Damn, I just love that guys name :slight_smile:
http://www.talentdevelop.com/Page8.html

IMHO time flies when you’re busy, walks when you’re not.

as kids we’d got too much free time.

(1) the center of a Black Hole
(2_ airport lounge
(3) doctor’s or dentists’swaiting room!

As I said, perception of time has been linked to body temperature. Calcium intake has not.

See http://boards.straightdope.com/sdmb/showthread.php?threadid=69561

For example,
http://courses.washington.edu/phys2...perception.html
“Temperature of the body. The lower temperature usually is correlated with higher clock speeds. Researchers have found that 2-3 degrees of body temperature have significant changes in time perception. [Heating head caused a 20% change in perception of time interval.]
Models and tests have been proposed to explain these phenomena.

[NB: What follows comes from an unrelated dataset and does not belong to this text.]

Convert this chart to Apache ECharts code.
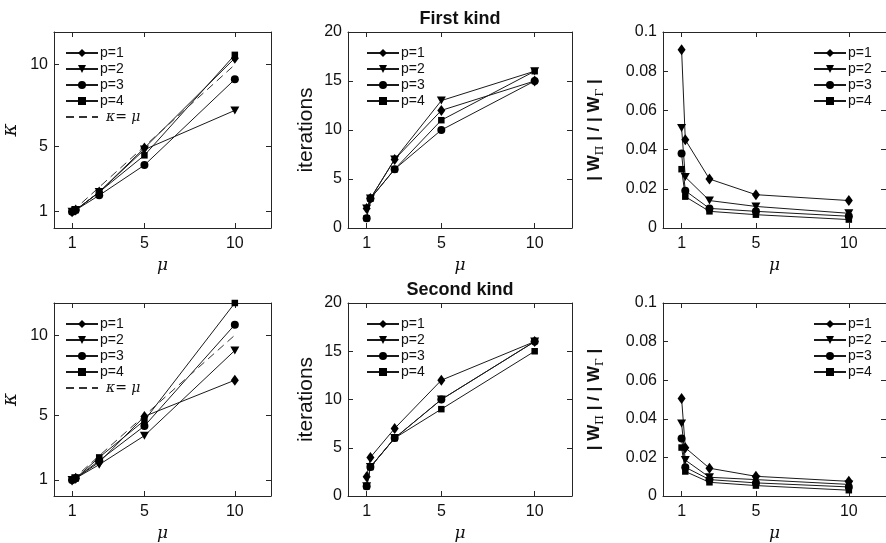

It’s believed that the concentration of dopamine regulates the bodies clocks. Add dopamine and the clock runs faster. Direct checks of dopamine levels for the above circumstances are consistent with this theory.”

http://www.stariq.com/Main/Articles/P0000995.HTM
“One of the well-documented changes during the menstrual cycle is body temperature, which in turn affects the perception of time. The higher one’s body temperature, the faster time seems to pass, a fact that explains some of the disorientation one experiences with a fever.”

Apologies for misreading the OP, though I still feel this has at least some relevance, or is at least very cool.